The doll struggled harder, the ethereal ropes binding it beginning to fray under the sheer force of the thing. With a grimace, the witch concentrated, her fingers once again lighting up as she felt for the doll’s thoughts, until finally she found something she could use. A deep breath, and…

She opened her eyes to an apartment, some modern construction in a city she’d become all-to-used to. When she looked out the window beside her, the city shimmered in and out of view, fragmented recollections of a time now long gone. In front of her, a boy sat, scribbling away notes in a journal. It was always the same page, no matter how many times she visited.

“You need to pull yourself together,” the witch said softly, pulling herself a seat next to the boy. “It’s not going end well for either of us if you don’t.”

“They’ll be home soon,” he mumbled back, focused on his drawings. “Are you going be there?”

“I’m always there, you know that.”

“I guess.” He turned the journal over to show her an illustration of some sort of insect colony. “I’m killing the next one who touches me.”

“If you cooperate, I’ll send the one who bothered you to rec time with your sisters.”

“Can I watch?”

“If you cooperate.”

“Fine. I want better rations tonight, too.”

“If you cooperate.”

“…Yes, Miss.”

The door clicked open, and once more the witch was by the river bank, the doll beneath her now still and murmuring quietly to itself. With a sigh, she stood, helping it to its feet and releasing the magicked cords from it. It looked at her, some distant insight in its eyes, before it finally smiled.

“Are we going home Miss?” It chirped.

“Yeah, we are.” Her fingers lit up with teleportation runes once more, a portal rupturing to life behind her and the doll. “Is doll going to behave for Miss?”

“Of course Miss!”

“Good doll.” She ushered it through the portal, pausing only for a moment as she stepped through to look back to the river, and the uniform still laying on the dirt besides it, watered down blood now beginning to release and pool beneath it.

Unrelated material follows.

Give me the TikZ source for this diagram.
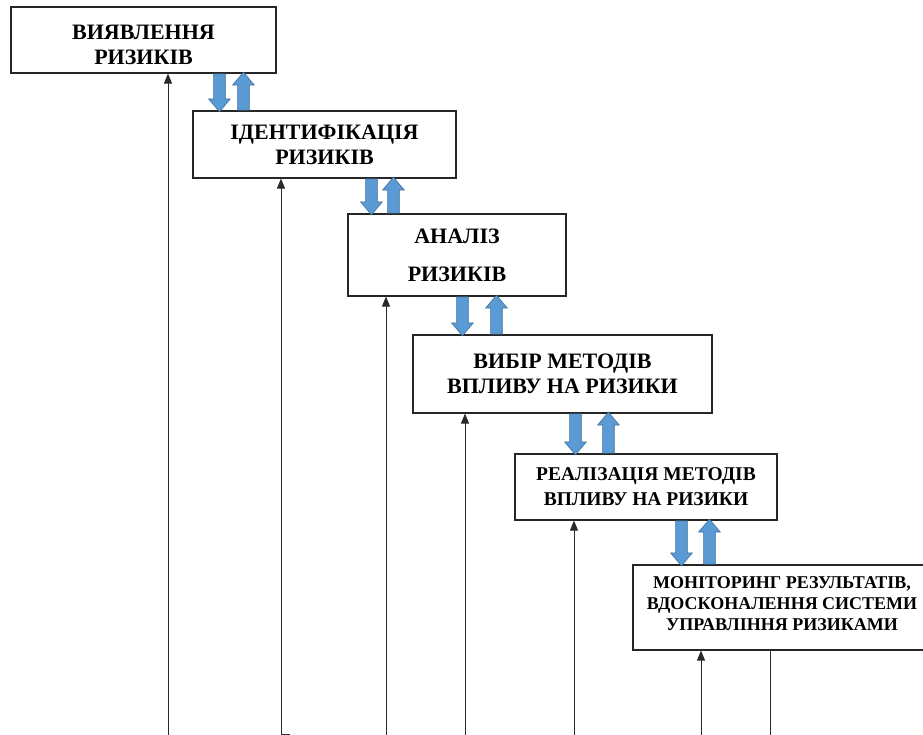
\documentclass[tikz,border=0pt]{standalone}
\usepackage{fontspec}
\setmainfont{Liberation Serif}
\usetikzlibrary{arrows.meta,shapes.arrows}
\definecolor{bfill}{HTML}{5B9BD5}
\definecolor{bline}{HTML}{41719C}
\definecolor{lgray}{HTML}{2A2A2A}
\begin{document}
\begin{tikzpicture}[x=1pt,y=-1pt,
  box/.style={draw=black!85, line width=1.1pt, fill=white, align=center, inner sep=0pt},
  fbig/.style={font=\bfseries\fontsize{22}{25}\selectfont},
  fwide/.style={font=\bfseries\fontsize{22}{38}\selectfont},
  fmid/.style={font=\bfseries\fontsize{19.5}{25}\selectfont},
  fsmall/.style={font=\bfseries\fontsize{18}{21}\selectfont},
  barrow/.style={single arrow, draw=bline, fill=bfill, line width=0.6pt,
    inner sep=0pt, inner ysep=5.5pt, single arrow head extend=5pt,
    single arrow tip angle=80, sloped, allow upside down,
    minimum height=#1, pos=0, anchor=tail},
  vline/.style={draw=lgray, line width=0.9pt},
  varrow/.style={vline, -{Triangle[width=8pt,length=10pt]}}]
\clip (0,0) rectangle (923,735);
\fill[white] (0,0) rectangle (923,735);

% boxes
\node[box, fbig, minimum width=265, minimum height=66] (b1) at (143.5,40) {\rule{0pt}{24pt}ВИЯВЛЕННЯ\\РИЗИКІВ};
\node[box, fbig, minimum width=263, minimum height=67] (b2) at (324.5,144.5) {ІДЕНТИФІКАЦІЯ\\РИЗИКІВ};
\node[box, fwide, minimum width=218, minimum height=82] (b3) at (457,255) {АНАЛІЗ\\РИЗИКІВ};
\node[box, fbig, minimum width=299, minimum height=78] (b4) at (562.5,374) {ВИБІР МЕТОДІВ\\ВПЛИВУ НА РИЗИКИ};
\node[box, fmid, minimum width=262, minimum height=66] (b5) at (646,487) {РЕАЛІЗАЦІЯ МЕТОДІВ\\ВПЛИВУ НА РИЗИКИ};
\node[box, fsmall, minimum width=298, minimum height=85] (b6) at (782,607.5) {МОНІТОРИНГ РЕЗУЛЬТАТІВ,\\ВДОСКОНАЛЕННЯ СИСТЕМИ\\УПРАВЛІННЯ РИЗИКАМИ\rule[-8pt]{0pt}{8pt}};

% blue block arrows
\path ([xshift=209]b1.south west) -- ([xshift=27]b2.north west) node[barrow=38] {};
\path ([xshift=51]b2.north west) -- ([xshift=233]b1.south west) node[barrow=38] {};
\path ([xshift=179]b2.south west) -- ([xshift=24]b3.north west) node[barrow=36] {};
\path ([xshift=46]b3.north west) -- ([xshift=201]b2.south west) node[barrow=36] {};
\path ([xshift=115]b3.south west) -- ([xshift=50]b4.north west) node[barrow=39] {};
\path ([xshift=84]b4.north west) -- ([xshift=149]b3.south west) node[barrow=39] {};
\path ([xshift=163]b4.south west) -- ([xshift=61]b5.north west) node[barrow=41] {};
\path ([xshift=94]b5.north west) -- ([xshift=196]b4.south west) node[barrow=41] {};
\path ([xshift=167]b5.south west) -- ([xshift=49]b6.north west) node[barrow=45] {};
\path ([xshift=77]b6.north west) -- ([xshift=195]b5.south west) node[barrow=45] {};

% vertical feedback lines
\coordinate (p1) at (168,736);
\coordinate (p2) at (281,734);
\coordinate (p2s) at (290,734);
\coordinate (p3) at (386,736);
\coordinate (p4) at (465,736);
\coordinate (p5) at (574,736);
\coordinate (p6) at (701,736);
\coordinate (p7) at (770,736);
\draw[varrow] (p1) -- (p1 |- b1.south);
\draw[varrow] (p2) -- (p2 |- b2.south);
\draw[vline] (p2s) -- (p2);
\draw[varrow] (p3) -- (p3 |- b3.south);
\draw[varrow] (p4) -- (p4 |- b4.south);
\draw[varrow] (p5) -- (p5 |- b5.south);
\draw[varrow] (p6) -- (p6 |- b6.south);
\draw[vline] (p7 |- b6.south) -- (p7);
\end{tikzpicture}
\end{document}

The portal snapped shut, the officer already standing in front of her, a look of nervousness on his face as he looked between her and the doll. “Ahm… Welcome back, ma’am. I see your hunt went well.”

“It did.” She broke her thoughts off, giving the doll a pat on the head and shooing it off. “It gets ice cream tonight. So do the rest of the dolls. And… what was that private’s name?”

“Private Hans, ma’am.”

“Can he stand on his feet yet?”

“Barely, ma’am.”

“Tell him its his lucky day; he wanted to feel up my dolls, so he gets to spend an hour with them at rec time.”

“…Ma’am?”

“Was something confusing, Captain?”

“…No ma’am. I’ll let him know.”

“Good soldier.” The witch sighed and started towards the command barracks, leaving a mortified officer behind as she stretched out her arms. Maybe, just maybe, she wouldn’t have to do this again until the next batch arrived in six months.